Records to process
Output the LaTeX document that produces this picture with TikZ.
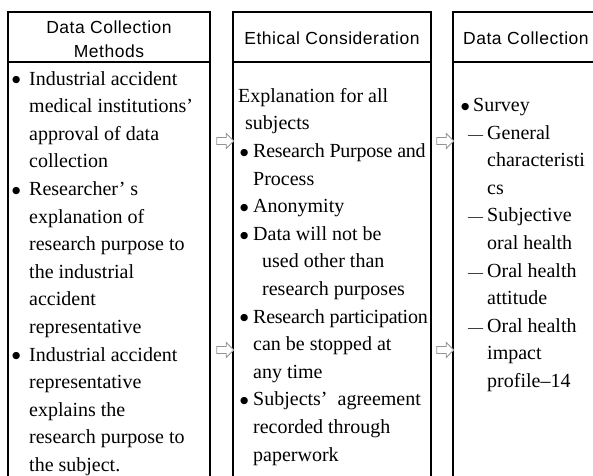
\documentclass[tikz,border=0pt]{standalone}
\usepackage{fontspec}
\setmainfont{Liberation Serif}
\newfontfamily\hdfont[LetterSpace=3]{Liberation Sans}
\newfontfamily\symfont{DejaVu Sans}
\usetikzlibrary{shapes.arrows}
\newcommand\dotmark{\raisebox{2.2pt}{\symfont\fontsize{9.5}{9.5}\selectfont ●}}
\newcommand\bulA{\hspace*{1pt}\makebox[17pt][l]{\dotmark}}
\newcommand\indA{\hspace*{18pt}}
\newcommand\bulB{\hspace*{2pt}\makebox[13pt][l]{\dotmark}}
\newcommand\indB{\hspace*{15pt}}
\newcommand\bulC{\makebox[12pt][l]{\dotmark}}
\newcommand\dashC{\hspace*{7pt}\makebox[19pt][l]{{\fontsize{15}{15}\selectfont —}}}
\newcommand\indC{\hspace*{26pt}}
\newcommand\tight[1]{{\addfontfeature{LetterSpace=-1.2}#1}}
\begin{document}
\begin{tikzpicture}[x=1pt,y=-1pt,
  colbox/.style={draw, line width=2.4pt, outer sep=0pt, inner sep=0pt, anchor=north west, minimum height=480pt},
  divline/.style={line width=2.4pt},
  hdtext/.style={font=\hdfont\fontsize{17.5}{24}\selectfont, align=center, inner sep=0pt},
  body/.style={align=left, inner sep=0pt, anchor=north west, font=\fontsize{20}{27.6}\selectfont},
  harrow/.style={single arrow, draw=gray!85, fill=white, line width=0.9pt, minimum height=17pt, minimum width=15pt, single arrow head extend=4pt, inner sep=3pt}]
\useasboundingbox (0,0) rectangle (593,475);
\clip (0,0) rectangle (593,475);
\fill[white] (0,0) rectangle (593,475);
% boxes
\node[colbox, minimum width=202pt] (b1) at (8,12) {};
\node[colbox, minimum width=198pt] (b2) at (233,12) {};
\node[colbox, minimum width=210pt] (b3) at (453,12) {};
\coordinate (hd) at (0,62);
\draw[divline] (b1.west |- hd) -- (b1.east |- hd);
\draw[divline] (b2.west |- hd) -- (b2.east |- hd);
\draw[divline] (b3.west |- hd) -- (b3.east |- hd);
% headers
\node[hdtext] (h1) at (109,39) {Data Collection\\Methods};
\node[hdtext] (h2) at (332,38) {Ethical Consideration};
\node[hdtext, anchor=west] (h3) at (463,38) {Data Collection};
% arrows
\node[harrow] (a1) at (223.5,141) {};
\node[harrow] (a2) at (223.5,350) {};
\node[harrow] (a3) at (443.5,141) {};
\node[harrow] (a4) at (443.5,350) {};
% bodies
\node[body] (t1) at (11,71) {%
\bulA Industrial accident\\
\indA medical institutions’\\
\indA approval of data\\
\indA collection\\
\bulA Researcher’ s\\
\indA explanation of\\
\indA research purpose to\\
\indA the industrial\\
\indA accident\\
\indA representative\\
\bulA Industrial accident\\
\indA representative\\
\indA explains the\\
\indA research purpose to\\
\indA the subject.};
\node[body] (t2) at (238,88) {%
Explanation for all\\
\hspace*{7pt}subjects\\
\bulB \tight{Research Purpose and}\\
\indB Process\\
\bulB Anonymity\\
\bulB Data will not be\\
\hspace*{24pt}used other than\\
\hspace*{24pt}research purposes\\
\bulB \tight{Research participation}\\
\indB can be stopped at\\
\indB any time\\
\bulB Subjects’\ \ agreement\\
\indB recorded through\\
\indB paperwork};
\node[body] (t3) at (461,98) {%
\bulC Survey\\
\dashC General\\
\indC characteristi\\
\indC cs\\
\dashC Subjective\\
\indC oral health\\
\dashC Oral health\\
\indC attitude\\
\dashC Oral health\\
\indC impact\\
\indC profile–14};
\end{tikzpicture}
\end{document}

---

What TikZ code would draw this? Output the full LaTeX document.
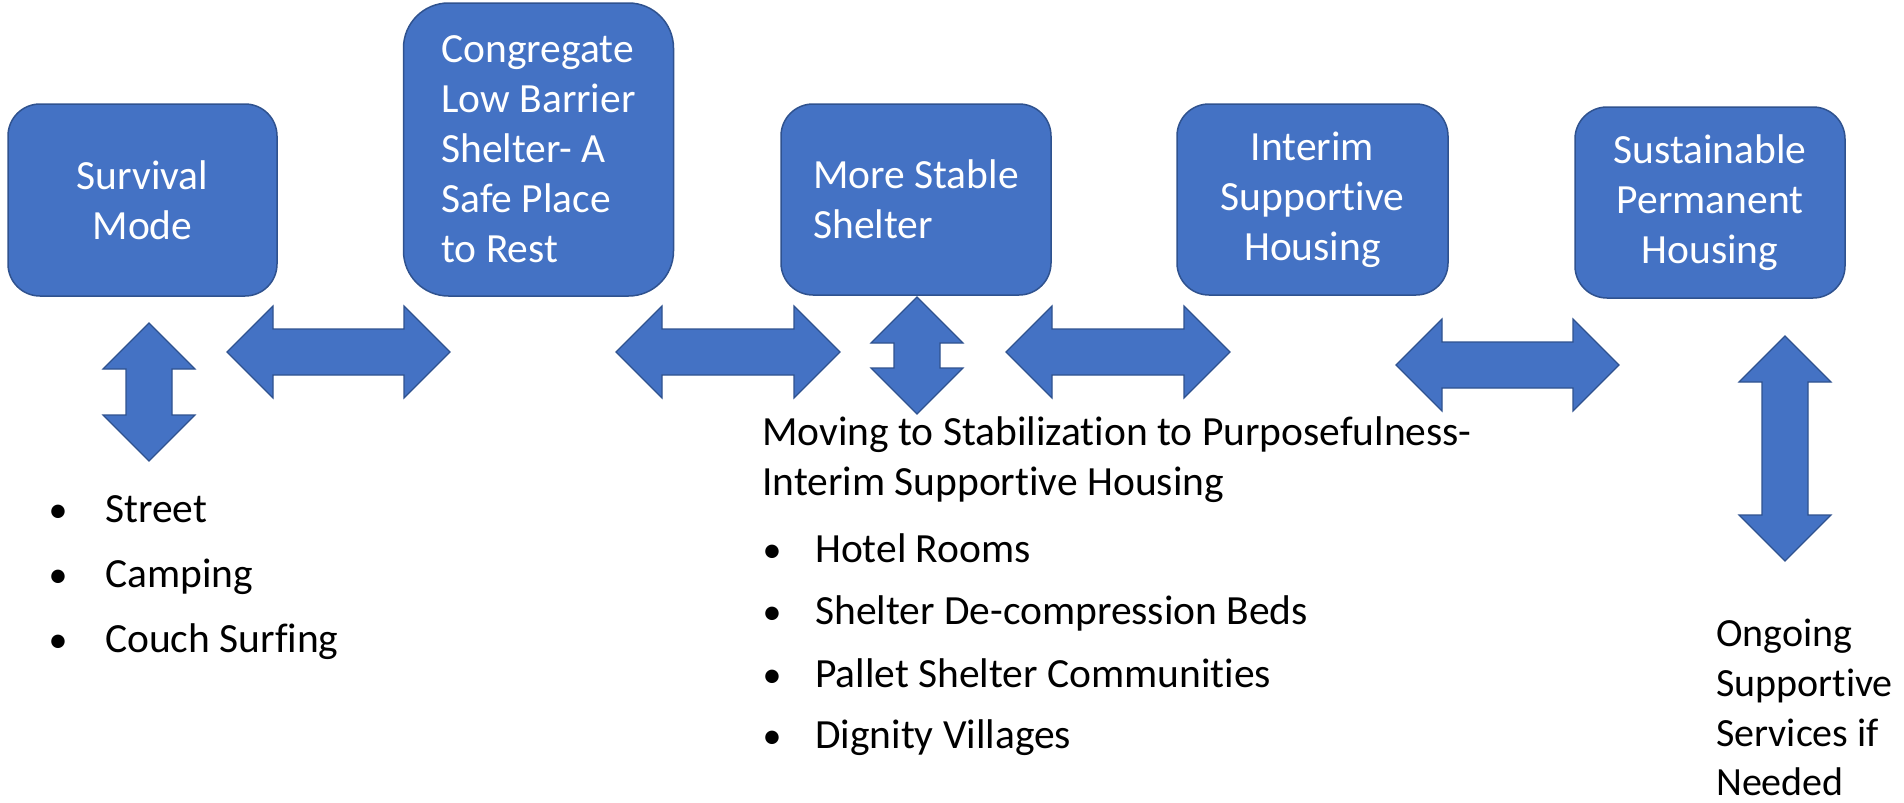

Task brief
Each line that has the word "draw" should be copied.

Finished exercise
  colbox/.style={draw, line width=2.4pt, outer sep=0pt, inner sep=0pt, anchor=north west, minimum height=480pt},
  harrow/.style={single arrow, draw=gray!85, fill=white, line width=0.9pt, minimum height=17pt, minimum width=15pt, single arrow head extend=4pt, inner sep=3pt}]
\draw[divline] (b1.west |- hd) -- (b1.east |- hd);
\draw[divline] (b2.west |- hd) -- (b2.east |- hd);
\draw[divline] (b3.west |- hd) -- (b3.east |- hd);
What TikZ code would draw this? Output the full LaTeX document.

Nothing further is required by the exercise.